Despite the ever-increasing need for federally funded shoreline protection projects on New Jersey’s Atlantic coast, as well as many on its back bay and rivers, President Donald Trump’s 2021 budget request calls for a reduction in Army Corps of Engineers funding by $1.7 billion from this year’s appropriation of $7.65 billion. But Trump’s, as well as past presidents’, efforts to slash the Corps budget have, over the past decade at least, been met with resistance from Congress. Ultimately the budgets have ended up higher.

“The recently released FY21 budget does not specifically include funding for (the Sea Bright/Monmouth Beach/Long Branch) project,” Shea said. “But it doesn’t not mean Congress will not appropriate money to the Corps, and the Corps will use what we call ‘Work Plans’ to then fund the projects, which is what happened in fiscal year ’19 and ’20.”

In fact, because of the money received in the fiscal year 2019 and 2020 budgets, Shea believes there will be funding for 1.14 million cubic yards of additional renourishment in “option” areas that have been identified along the 21-mile stretch of beach between the current project sites in Sea Bright and Long Branch. Initiating work in those options of course depends on the state, county and municipalities agreeing to the additional costs, “but in the 20 years of this project, these three municipalities have never turned down a renourishment cycle,” Shea said. If the options are awarded, renourishment would start again in the fall and continue into March 2021.
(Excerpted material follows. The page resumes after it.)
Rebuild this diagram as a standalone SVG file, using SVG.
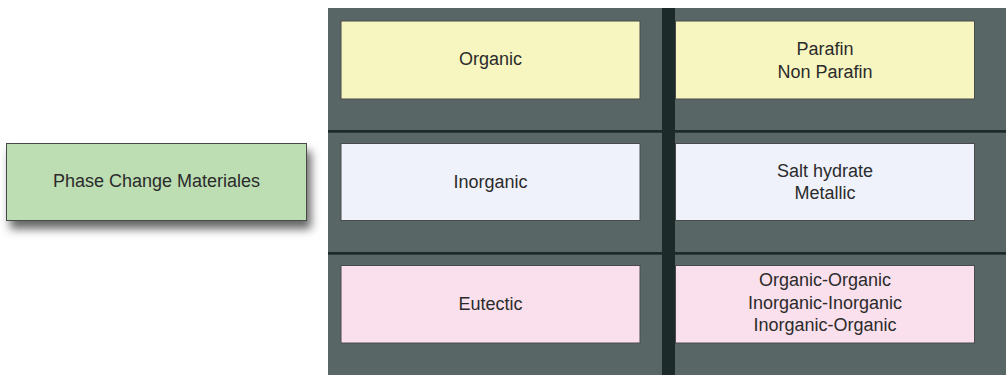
<svg xmlns="http://www.w3.org/2000/svg" width="1006" height="375" viewBox="0 0 1006 375">
<style>
.box{stroke:#4a4a4a;stroke-width:1}
.t{font-family:"Liberation Sans",Arial,sans-serif;font-size:18px;fill:#2b2b2b;text-anchor:middle}
</style>
<defs>
<filter id="sh" x="-20%" y="-30%" width="150%" height="180%">
<feDropShadow dx="4" dy="8" stdDeviation="5" flood-color="#000" flood-opacity="0.6"/>
</filter>
</defs>
<rect width="1006" height="375" fill="#ffffff"/>
<g id="panel">
<rect x="328" y="8" width="678" height="367" fill="#586766"/>
<rect x="328" y="130" width="678" height="2.7" fill="#1d2a2a"/>
<rect x="328" y="252" width="678" height="2.7" fill="#1d2a2a"/>
<rect x="662" y="8" width="13" height="367" fill="#1d2a2a"/>
</g>
<g id="connectors"></g>
<g id="pcm">
<rect class="box" x="6.5" y="143.5" width="300" height="77" fill="#bddeb2" filter="url(#sh)"/>
<text class="t" x="156.5" y="187">Phase Change Materiales</text>
</g>
<g id="organic">
<rect class="box" x="341" y="21" width="299" height="78" fill="#f7f6c0"/>
<text class="t" x="490.5" y="65">Organic</text>
</g>
<g id="organic-types">
<rect class="box" x="675.5" y="21" width="299" height="78" fill="#f7f6c0"/>
<text class="t" x="825" y="55">Parafin</text>
<text class="t" x="825" y="77.5">Non Parafin</text>
</g>
<g id="inorganic">
<rect class="box" x="341" y="143.5" width="299" height="77" fill="#eff2fb"/>
<text class="t" x="490.5" y="187.5">Inorganic</text>
</g>
<g id="inorganic-types">
<rect class="box" x="675.5" y="143.5" width="299" height="77" fill="#eff2fb"/>
<text class="t" x="825" y="177">Salt hydrate</text>
<text class="t" x="825" y="199">Metallic</text>
</g>
<g id="eutectic">
<rect class="box" x="341" y="265.5" width="299" height="77.5" fill="#fae0ec"/>
<text class="t" x="490.5" y="309.5">Eutectic</text>
</g>
<g id="eutectic-types">
<rect class="box" x="675.5" y="265.5" width="299" height="77.5" fill="#fae0ec"/>
<text class="t" x="825" y="286">Organic-Organic</text>
<text class="t" x="825" y="308.5">Inorganic-Inorganic</text>
<text class="t" x="825" y="331">Inorganic-Organic</text>
</g>
</svg>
Renourished beaches — not meant to last

Standing a few dozen yards away from a series of interlocking, 30-inch pipes gushing sand and water onto the beach, Shea explained the surprisingly simple process of renourishment. The pipes connect to the dredge ship Magdalen, which spends its days vacuuming up the kind of fine sand that’s endeared summer beachgoers to the Jersey Shore for generations. It’s pulled from what’s called the Sea Bright Borrow Area, or SBBA, a three-square-mile swath of seafloor a few miles offshore.

The Magdalen pumps a slurry of sand and seawater onshore, where it is filtered through an elevator-car-sized cage called a “basket.” Image courtesy of NJ Spotlight. United States, undated.
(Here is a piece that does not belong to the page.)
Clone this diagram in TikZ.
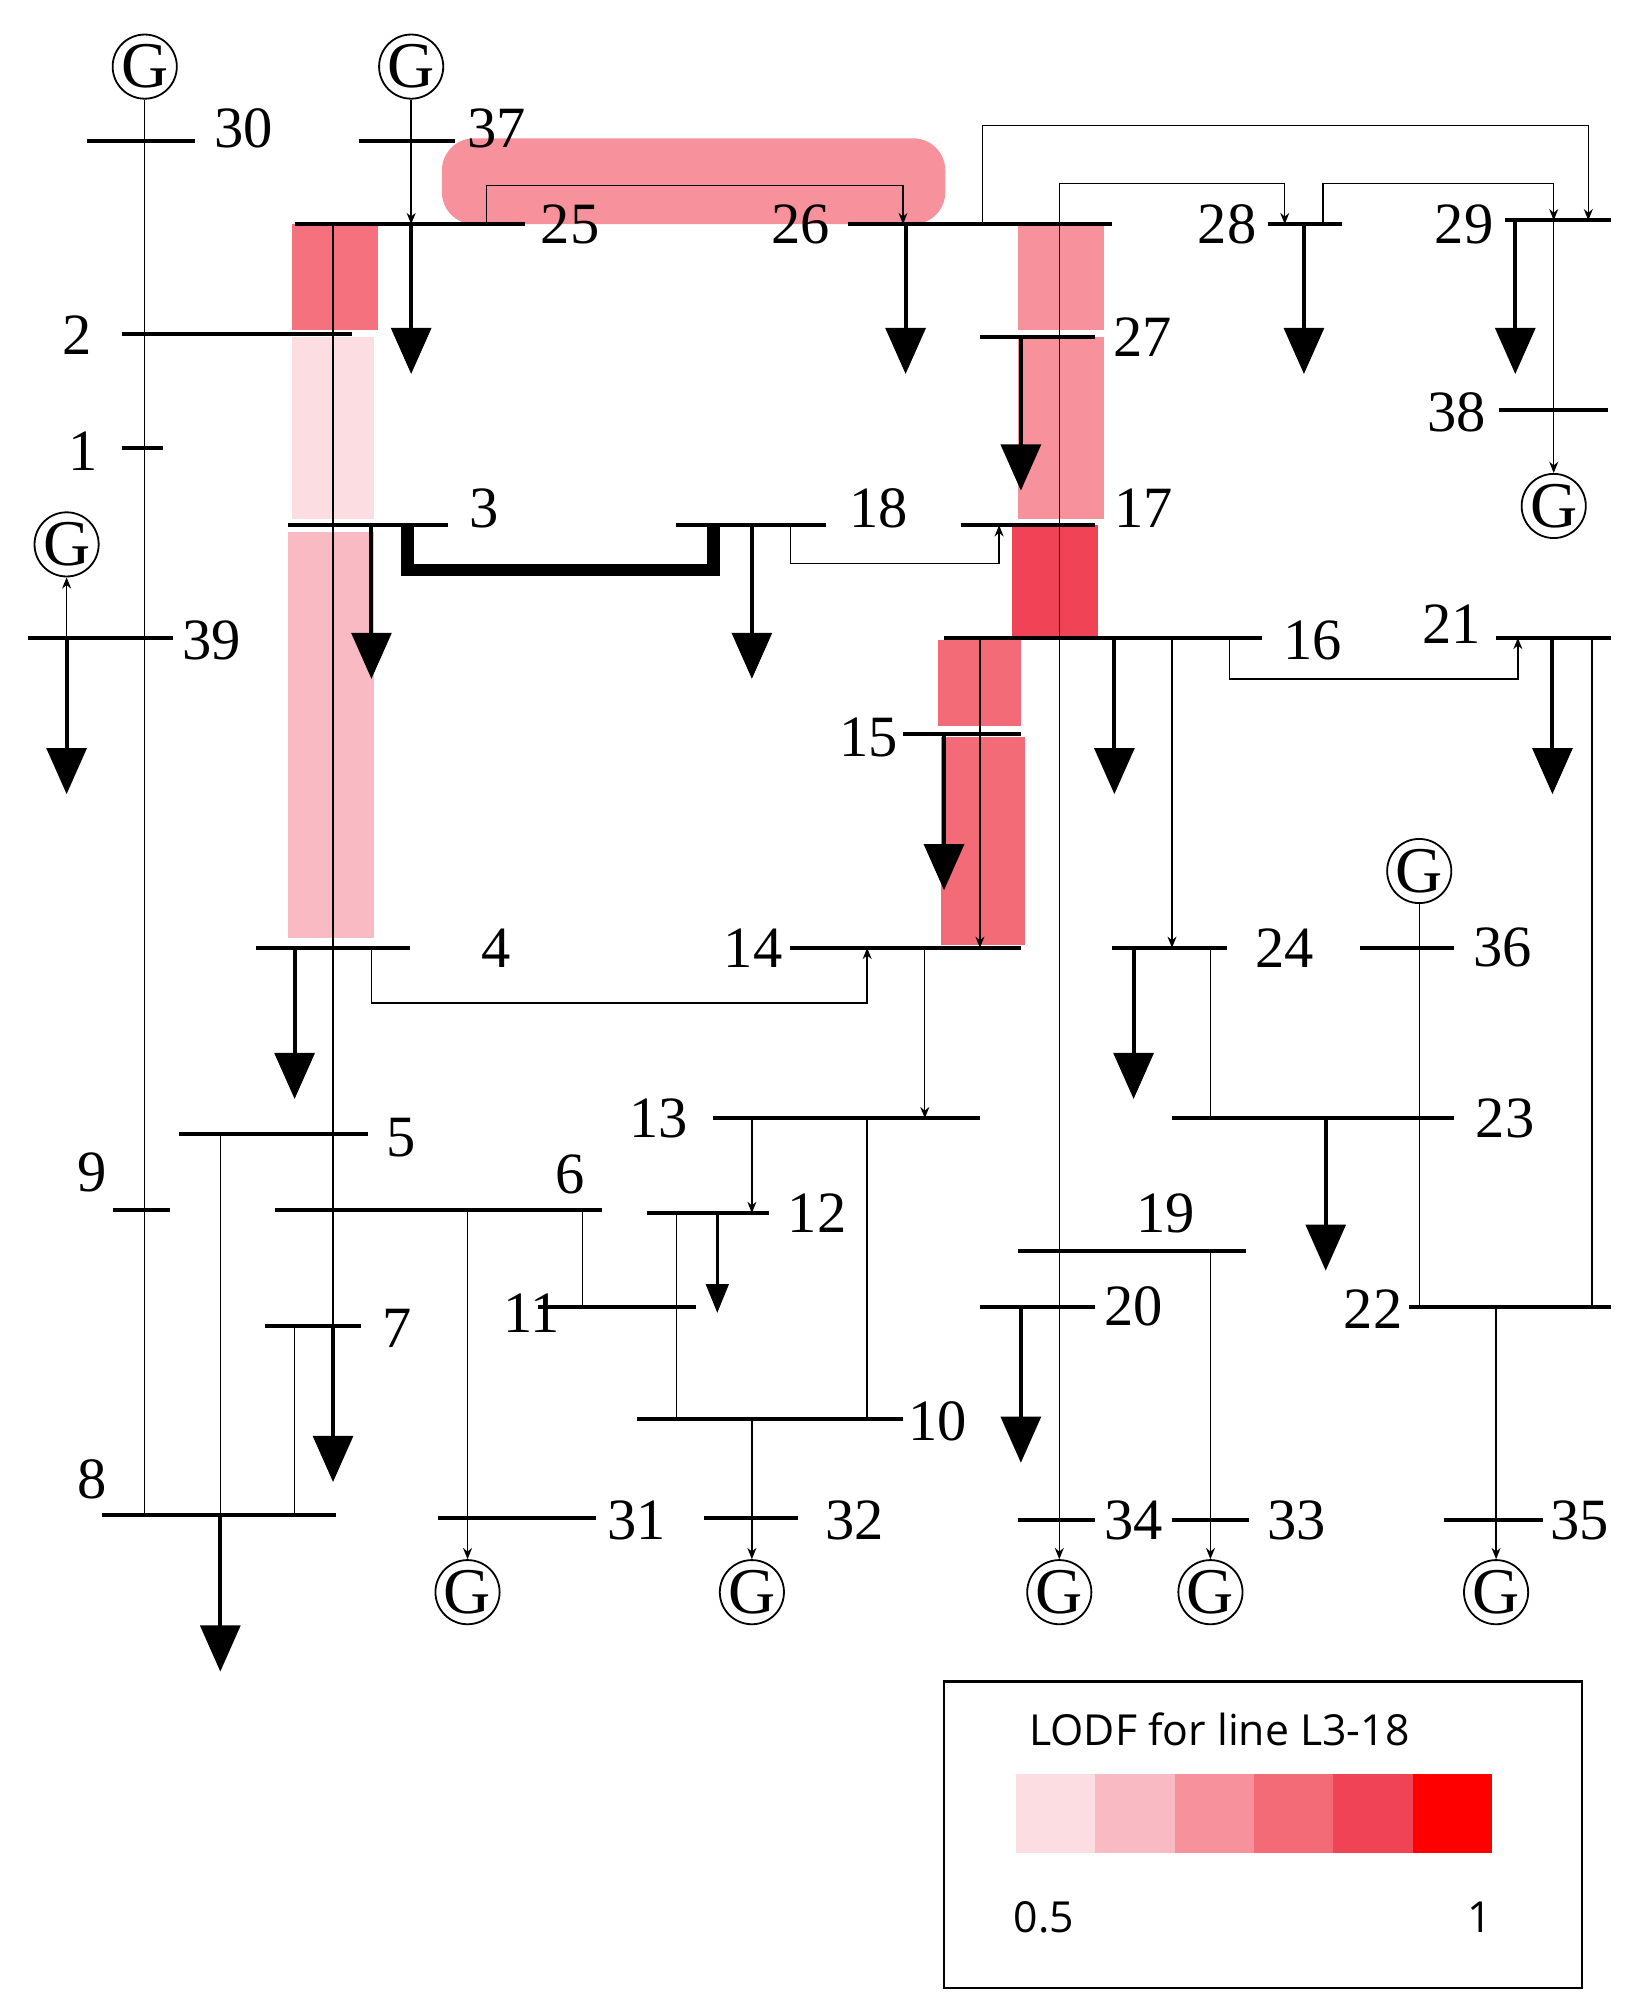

The Magdalen pumps a slurry of sand and seawater onshore, where it is filtered through an elevator-car-sized cage called a “basket.” Image courtesy of NJ Spotlight. United States, undated.

From its 8553-cubic-yard hopper, the Magdalen then pumps the slurry onshore, where it is filtered through an elevator-car-sized cage called a “basket.” (The baskets were implemented during the post-Sandy rebuild, when WWII-era munitions turned up in several replenishment projects.) After the Magdalen’s hopper is empty, it heads back out to the borrow area while the Weeks Marine excavators descend like ants, pushing and stretching the mound of deposited sand into wide, flat berms that gently slope into the ocean.

It is easy to think of the operation as standard construction, in which something of permanence is being built. But the reality is, from the moment new sand is pumped onto a beach, the ocean begins to steal it back. “Renourishment,” Shea said, “is not meant to last forever.” If, after a storm like Sandy, damage to a town’s property and infrastructure has been reduced, despite the total loss of its beach, the investment in renourishment is worth it. In that way, up and down the Jersey Shore, communities — and by extension the state and federal government — are engaged in an ever-intensifying, Sisyphean effort.

Heavy equipment sculpts renourished sand into berms. Image courtesy of NJ Spotlight. United States, undated.

Heavy equipment sculpts renourished sand into berms. Image courtesy of NJ Spotlight. United States, undated.

Just ahead of where the excavators were working, Shea pointed down to one of Sea Bright’s original jetties, built about a century ago, protruding from the beach like old bones. The jetties have been exposed recently, as the shoreline has eroded. But when the replenishment is done, the jetties will once again be buried under six feet of sand. The sight of the new beach towering above the old is a stark reminder of how much work has already gone into keeping the Shore alive, begging the inevitable question: How much higher can the renourishment go?

"That’s a town-by-town question,” Shea said. “Or maybe even house by house.”